On Mon, Dec 05, 2005 at 02:55:32PM +0100, Pim Snel wrote:
On Fri, 2005-12-02 at 01:07 +0100, Pim Snel wrote:
I enhanced the first extension, which was able to save a zip archive with svg and images, with an extra extension which is able to read the archive instantly. I changed the zip-extention to .zink which is of course a combination of Zip and Inkscape.
I'd agree with Alan here. I think that ".svg.zip" would probably be better. This would probably assist in interoperability with other tools and will make users understand what they have better.
There is one advantage in giving it its own extension. The system can register this as mime type and automaticly open inkscape when it sees a *zink.
But I don't have any problems with the .svg.zip extension, so if you all agree I will change it to .svg.zip.
I also think .zink would be fine. IIRC, the .jar format is also .zip underneath.
In fact... Were you aware of the 'inkjar' format that was implemented early on in Inkscape? I think it's akin to what you've done, although it wasn't very well documented. It might be wise to review that and if zink can do everything the inkjar format did, to deprecate inkjar and remove it from the codebase.
Also, please be sure to document and advertize this .zink format widely; I think part of the problem with inkjar was that its use didn't get documented so people didn't really use it, and ended up forgetting about it. It would be good for zink to take advantage of that lesson learned. ;-)

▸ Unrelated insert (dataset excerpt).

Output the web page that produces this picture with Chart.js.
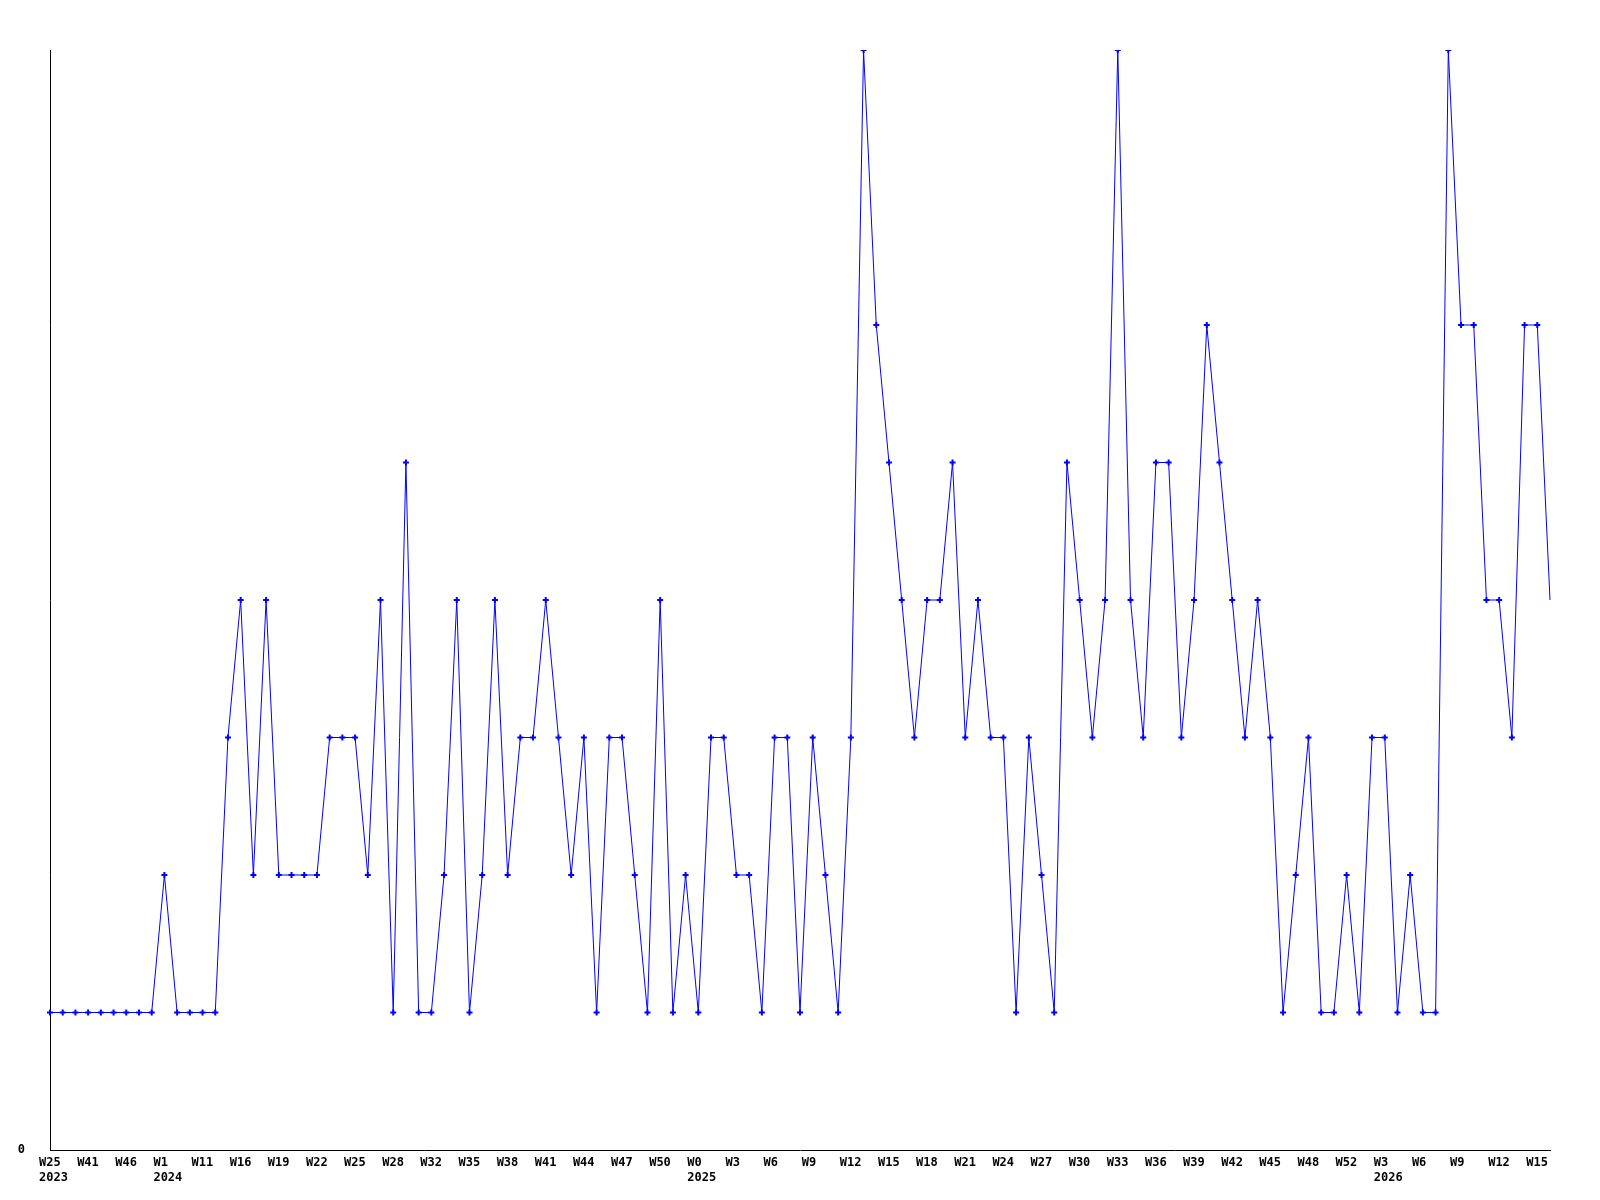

One thing that I'm curious about, is how we can clean up from the input extension. It sounds like it leaves the files in the temporary directory, which makes sense, but I'd like to be "good citizens" and clean up after ourselves. Does anyone have any ideas on this?
I don't really know how to achieve this? Maybe inkscape can create its own temporary directory which it removes after closing inkscape. Extensions could use this temporary directory.
Yes, I think most POSIX systems have a way to create temporary files and temporary directories that are automatically removed when the process exits. This is the typical (and most secure) way of handling it. The dir is named using the process id and usually placed in the system temp directory (e.g., on Linux /tmp or /var/tmp; on Windows C:\TEMP; etc.)
It would probably be worthwhile for you to look into how inkjar does it. I think inkjar doesn't actually need a temp dir; it just creates or reads the individual files directly into the archive. The code is in src/inkjar/. It's just one .cpp file.